Killer: Helen Selleck (Jenny Nuemann)
Final Girl: For the first time in all my years of doing this, there is nobody that even comes close to being a Final Girl. I'm just as astonished as you.
Best Kill: They're all pretty much the same, but I am partial to the one where Jenny slices a random girl's boob, causing her to cup it erotically. Slashers. Gotta love 'em.
Sign of the Times: Helen and Terry chill out in front of a Midnight Oil poster.
Scariest Moment: The nightmare that leads us from the flashback to modern day is a cluttered and stressful explosion of avant garde noises and pictures.
Weirdest Moment: Helen explodes into peals of weeping laughter during an acting exercise.

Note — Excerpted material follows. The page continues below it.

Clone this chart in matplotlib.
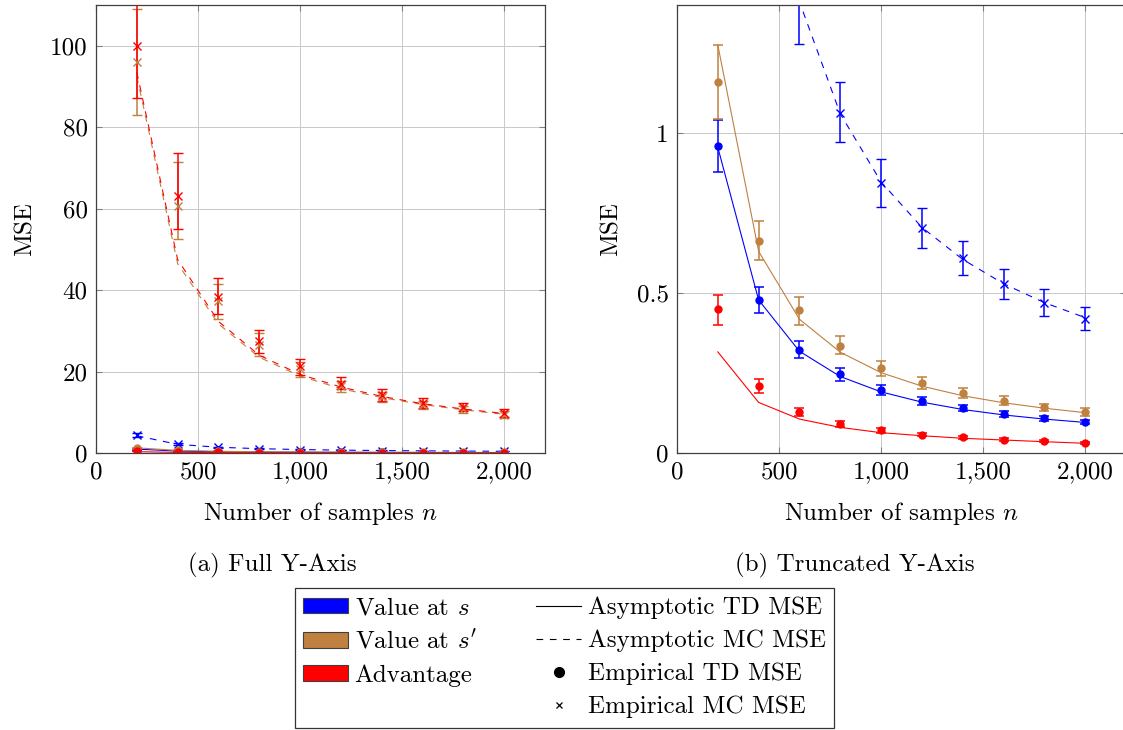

Champion Dialogue: "You are an actress's big brown freckle."
Body Count: 11; 10 by Helen's never-ending supply of glass shards, and one in a car wreck that she inadvertently caused.
  1. Helen's Mom has her throat gouged on a windshield.

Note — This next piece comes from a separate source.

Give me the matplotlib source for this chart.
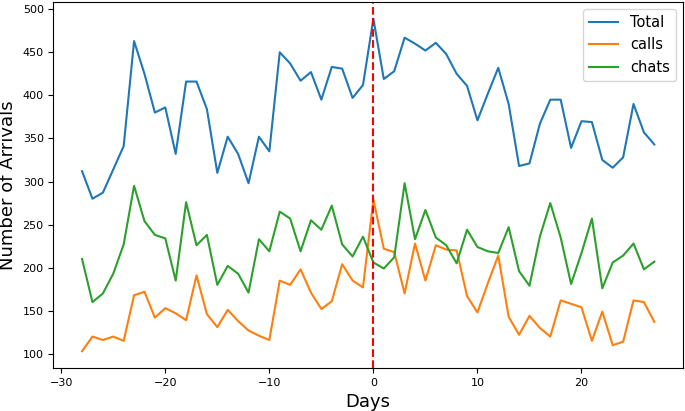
import numpy as np
import matplotlib
matplotlib.use("Agg")
import matplotlib.pyplot as plt

days = np.arange(-28, 28)

total = [312, 280, 287, 314, 341, 463, 425, 380, 386, 332, 416, 416, 384, 310,
         352, 332, 298, 352, 335, 450, 437, 417, 427, 395, 433, 431, 397, 412,
         489, 419, 428, 467, 460, 452, 461, 448, 425, 411, 371, 402, 432, 390,
         318, 321, 367, 395, 395, 339, 370, 369, 325, 316, 328, 390, 357, 343]

calls = [103, 120, 116, 120, 115, 168, 172, 142, 153, 147, 139, 191, 146, 131,
         151, 138, 127, 121, 116, 185, 180, 198, 171, 152, 161, 204, 185, 177,
         279, 222, 218, 170, 228, 185, 226, 221, 220, 167, 148, 182, 214, 143,
         122, 144, 130, 120, 162, 158, 154, 115, 149, 110, 114, 162, 160, 137]

chats = [210, 160, 170, 193, 227, 295, 254, 238, 234, 185, 276, 226, 238, 180,
         202, 193, 171, 233, 219, 265, 257, 219, 255, 244, 272, 227, 213, 236,
         206, 199, 212, 298, 233, 267, 235, 226, 205, 244, 224, 219, 217, 247,
         196, 179, 236, 275, 235, 181, 217, 257, 176, 206, 214, 228, 198, 207]

fig, ax = plt.subplots(figsize=(6.85, 4.11), dpi=100)
fig.subplots_adjust(left=0.078, right=0.997, top=0.995, bottom=0.105)

ax.plot(days, total, label='Total')
ax.plot(days, calls, label='calls')
ax.plot(days, chats, label='chats')
ax.axvline(0, color='red', linestyle='--')

ax.tick_params(labelsize=8)
ax.set_xlabel('Days', fontsize=13)
ax.set_ylabel('Number of Arrivals', fontsize=13)
ax.legend(loc='upper right', fontsize=10.5)

plt.savefig('out.png')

  2. A man has broken glass thrust into his neck.
  3. A woman is slashed to death with broken glass.
  4. A man is slashed to death with broken glass.
  5. A woman is stabbed to death with a shard of glass.
  6. A man is stabbed in the neck with a shard of glass.
  7. A man is slashed to death with broken glass.
  8. A woman is slashed to death with broken glass.
  9. George is stabbed in the back with a shard of glass.
  10. A woman falls to her death.
  11. A man is stabbed in the neck with broken glass. 

TL;DR: Nightmares is not a great slasher nor a good one, but it plays with the genre enough to be of minimal interest.